Jacques: Feds force transgender agenda on schools
The heated debate in Michigan over how schools should accommodate transgender students has made it clear this is a matter close to the hearts of families.
Nearly 13,000 concerned citizens have left comments on a draft policy crafted by the State Board of Education. And at a recent state board meeting, members heard more than six hours of testimony on the proposed guidance.
Parents are not pleased that the policy leaves them out of discussions regarding their child’s gender identity. And many are also worried about the challenges posed when a transgender student can choose at will what bathroom or locker room to use.
It’s a complicated discussion, and one worthy of hashing out at the state and district level.
That is not how the Obama administration sees it, though. Last Friday, the administration got involved, swooping in with an edict on how all U.S. public schools should treat transgender students.
If schools don’t go along with its extreme “guidance”? They risk losing their federal funding, of course.
In the “Dear Colleague” letter to schools, the joint message from the Education and Justice departments lays out exactly how transgender students should be obliged at school — including that they should use the bathroom and locker room of their choosing. No questions asked. And anything less, the administration states, is in violation of Title IX, the law banning sex discrimination in schools.
The Office for Civil Rights has determined that Title IX covers gender identity, even though it is far from settled in the courts.
That’s not stopping the administration from forcing its agenda on local districts. Since it has threatened schools with stripping funding, many of them will likely comply out of fear.
This is the latest interference from the Obama administration, which has sent a string of such letters to schools the past few years. It’s an effective tool for implementing its directives and wielding control over education. Other letters have dealt with racial discipline and cracking down on campus sexual assault.
And all guidance is tied to the assurance that the feds will come after schools that don’t comply.
Some states are already standing up to the government. In typical Texas fashion, that state is refusing to play along. Texas Lt. Gov. Dan Patrick called the guidance “blackmail” and said he’s willing to give up $10 billion in federal school money.
Michigan Superintendent Brian Whiston isn’t quite so outspoken against the federal interference, but he says his priority is doing what’s best for the state and addressing the concerns of parents here. And if it comes down to it, he says he’ll turn down the federal funding, which is roughly 8 percent of the state’s K-12 budget — slightly less than $1 billion.

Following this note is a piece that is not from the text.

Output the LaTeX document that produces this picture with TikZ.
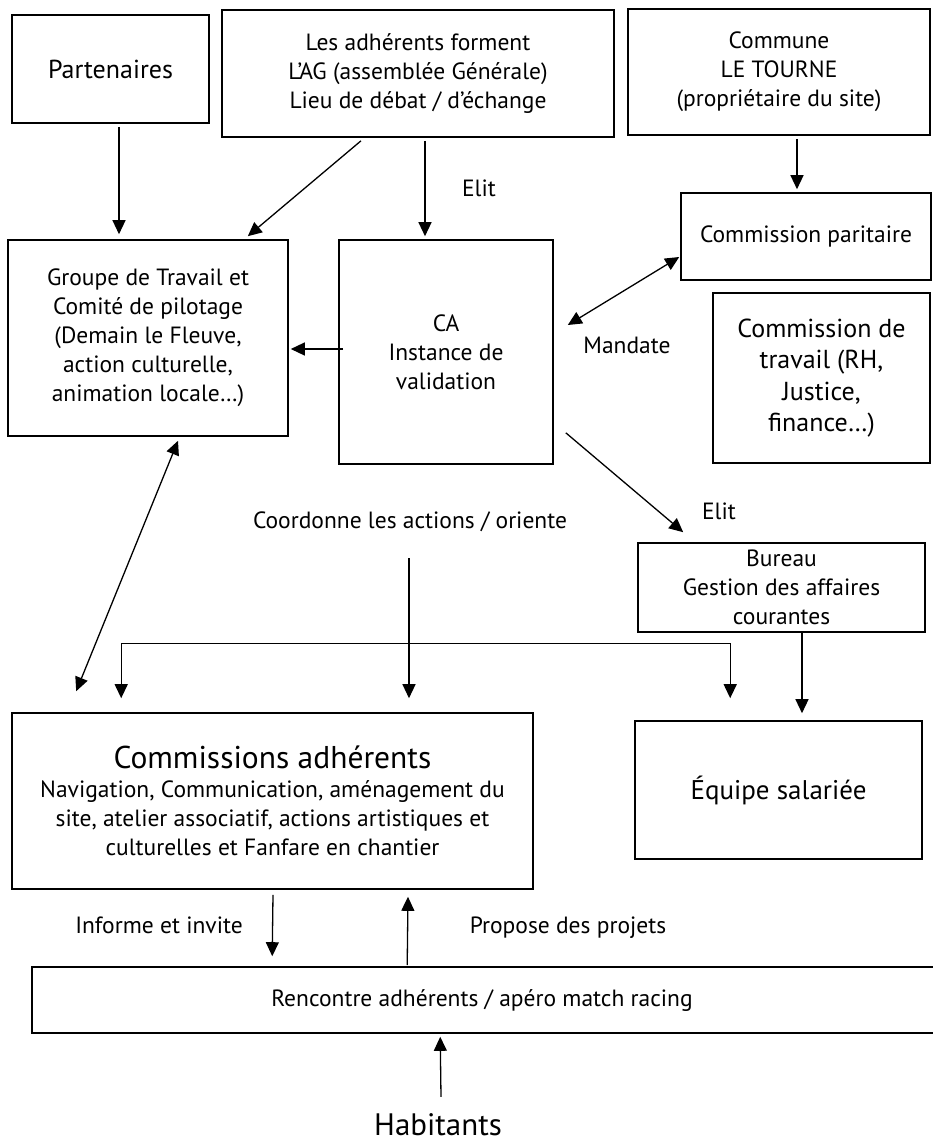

“We want to be thoughtful and understand people’s concerns,” Whiston says. “I’m never going to be fearful or run and say we have to do something because the federal government tells us to do it. I’m going to do what I think is best for the children of Michigan.”
Hans von Spakovsky, senior legal fellow at the Heritage Foundation, says states should stand up to the administration and take this to the courts.
“The administration doesn’t have the authority to do what it’s doing,” he says.
Yet schools fear the Justice Department and all its resources, von Spakovsky says. And legal fights won’t be easy, since the federal courts are now composed of a significant percentage of President Barack Obama’s appointees.
Michigan and other states should fight back against the arrogance of an administration that thinks it knows what’s best for all students.